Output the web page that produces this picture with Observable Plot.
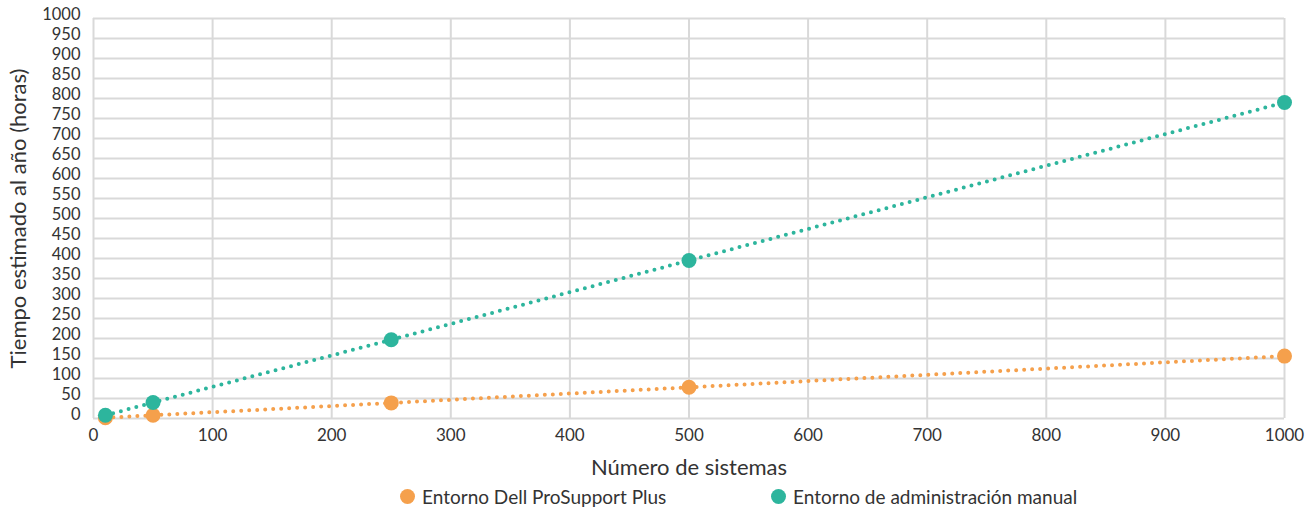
<!DOCTYPE html>
<html>
<head>
<meta charset="utf-8">
<script src="https://cdn.jsdelivr.net/npm/d3@7"></script>
<script src="https://cdn.jsdelivr.net/npm/@observablehq/plot@0.6"></script>
<style>
  body { margin: 0; background: #fff; font-family: Lato, "Open Sans", sans-serif; }
  #chart svg { display: block; }
  .legend { position: relative; height: 30px; font-size: 19px; color: #333; }
  .legend .item { position: absolute; top: 3px; display: flex; align-items: center; white-space: nowrap; }
  .legend .sw { width: 15px; height: 15px; border-radius: 50%; margin-right: 7px; }
</style>
</head>
<body>
<div id="chart"></div>
<script>
// Systems counted and estimated yearly hours for each environment
const systems = [10, 50, 250, 500, 1000];
const prosupportHours = [2, 8, 39, 78, 156];
const manualHours = [8, 40, 197, 395, 790];
const seriesNames = ["Entorno Dell ProSupport Plus", "Entorno de administración manual"];
const seriesColors = ["#f5a04c", "#2db59d"];
const xTicks = [0, 100, 200, 300, 400, 500, 600, 700, 800, 900, 1000];
const yTicks = d3.range(0, 1001, 50);

const rows = [
  ...systems.map((s, i) => ({series: seriesNames[0], x: s, y: prosupportHours[i]})),
  ...systems.map((s, i) => ({series: seriesNames[1], x: s, y: manualHours[i]}))
];

const chart = Plot.plot({
  width: 1311,
  height: 482,
  marginLeft: 93,
  marginRight: 27,
  marginTop: 18,
  marginBottom: 64,
  style: {fontFamily: "Lato, sans-serif", fontSize: "17px", color: "#333"},
  x: {domain: [0, 1000]},
  y: {domain: [0, 1000]},
  color: {domain: seriesNames, range: seriesColors},
  marks: [
    Plot.gridX(xTicks, {stroke: "#d9d9d9", strokeOpacity: 1, strokeWidth: 2}),
    Plot.gridY(yTicks, {stroke: "#d9d9d9", strokeOpacity: 1, strokeWidth: 2}),
    Plot.axisX({ticks: xTicks, tickFormat: d => String(d), tickSize: 0, tickPadding: 10, fontSize: 17,
      label: "Número de sistemas", labelAnchor: "center", labelArrow: "none", labelOffset: 56}),
    Plot.axisY({ticks: yTicks, tickFormat: d => String(d), tickSize: 0, tickPadding: 13, dy: -4, fontSize: 16.5,
      label: "Tiempo estimado al año (horas)", labelAnchor: "center", labelArrow: "none", labelOffset: 83}),
    Plot.line(rows, {x: "x", y: "y", z: "series", stroke: "series", strokeWidth: 4,
      strokeDasharray: "0,8", strokeLinecap: "round"}),
    Plot.dot(rows, {x: "x", y: "y", fill: "series", r: 7.5})
  ]
});

// Enlarge the axis titles
chart.querySelectorAll("[aria-label='x-axis label'] text, [aria-label='y-axis label'] text")
  .forEach(t => t.setAttribute("font-size", "22px"));

document.getElementById("chart").append(chart);

const legend = document.createElement("div");
legend.className = "legend";
const legendX = [400, 771];
seriesNames.forEach((name, i) => {
  const item = document.createElement("div");
  item.className = "item";
  item.style.left = legendX[i] + "px";
  item.innerHTML = `<span class="sw" style="background:${seriesColors[i]}"></span><span>${name}</span>`;
  legend.append(item);
});
document.body.append(legend);
</script>
</body>
</html>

### EXERCISE GOAL
Reproduce the data word for word, excluding its pictures.

### EXERCISE OUTPUT
Output the web page that produces this picture with Observable Plot.
<!DOCTYPE html>
<html>
<head>
<meta charset="utf-8">
<script src="https://cdn.jsdelivr.net/npm/d3@7"></script>
<script src="https://cdn.jsdelivr.net/npm/@observablehq/plot@0.6"></script>
<style>
  body { margin: 0; background: #fff; font-family: Lato, "Open Sans", sans-serif; }
  #chart svg { display: block; }
  .legend { position: relative; height: 30px; font-size: 19px; color: #333; }
  .legend .item { position: absolute; top: 3px; display: flex; align-items: center; white-space: nowrap; }
  .legend .sw { width: 15px; height: 15px; border-radius: 50%; margin-right: 7px; }
</style>
</head>
<body>
<div id="chart"></div>
<script>
// Systems counted and estimated yearly hours for each environment
const systems = [10, 50, 250, 500, 1000];
const prosupportHours = [2, 8, 39, 78, 156];
const manualHours = [8, 40, 197, 395, 790];
const seriesNames = ["Entorno Dell ProSupport Plus", "Entorno de administración manual"];
const seriesColors = ["#f5a04c", "#2db59d"];
const xTicks = [0, 100, 200, 300, 400, 500, 600, 700, 800, 900, 1000];
const yTicks = d3.range(0, 1001, 50);

const rows = [
  ...systems.map((s, i) => ({series: seriesNames[0], x: s, y: prosupportHours[i]})),
  ...systems.map((s, i) => ({series: seriesNames[1], x: s, y: manualHours[i]}))
];

const chart = Plot.plot({
  width: 1311,
  height: 482,
  marginLeft: 93,
  marginRight: 27,
  marginTop: 18,
  marginBottom: 64,
  style: {fontFamily: "Lato, sans-serif", fontSize: "17px", color: "#333"},
  x: {domain: [0, 1000]},
  y: {domain: [0, 1000]},
  color: {domain: seriesNames, range: seriesColors},
  marks: [
    Plot.gridX(xTicks, {stroke: "#d9d9d9", strokeOpacity: 1, strokeWidth: 2}),
    Plot.gridY(yTicks, {stroke: "#d9d9d9", strokeOpacity: 1, strokeWidth: 2}),
    Plot.axisX({ticks: xTicks, tickFormat: d => String(d), tickSize: 0, tickPadding: 10, fontSize: 17,
      label: "Número de sistemas", labelAnchor: "center", labelArrow: "none", labelOffset: 56}),
    Plot.axisY({ticks: yTicks, tickFormat: d => String(d), tickSize: 0, tickPadding: 13, dy: -4, fontSize: 16.5,
      label: "Tiempo estimado al año (horas)", labelAnchor: "center", labelArrow: "none", labelOffset: 83}),
    Plot.line(rows, {x: "x", y: "y", z: "series", stroke: "series", strokeWidth: 4,
      strokeDasharray: "0,8", strokeLinecap: "round"}),
    Plot.dot(rows, {x: "x", y: "y", fill: "series", r: 7.5})
  ]
});

// Enlarge the axis titles
chart.querySelectorAll("[aria-label='x-axis label'] text, [aria-label='y-axis label'] text")
  .forEach(t => t.setAttribute("font-size", "22px"));

document.getElementById("chart").append(chart);

const legend = document.createElement("div");
legend.className = "legend";
const legendX = [400, 771];
seriesNames.forEach((name, i) => {
  const item = document.createElement("div");
  item.className = "item";
  item.style.left = legendX[i] + "px";
  item.innerHTML = `<span class="sw" style="background:${seriesColors[i]}"></span><span>${name}</span>`;
  legend.append(item);
});
document.body.append(legend);
</script>
</body>
</html>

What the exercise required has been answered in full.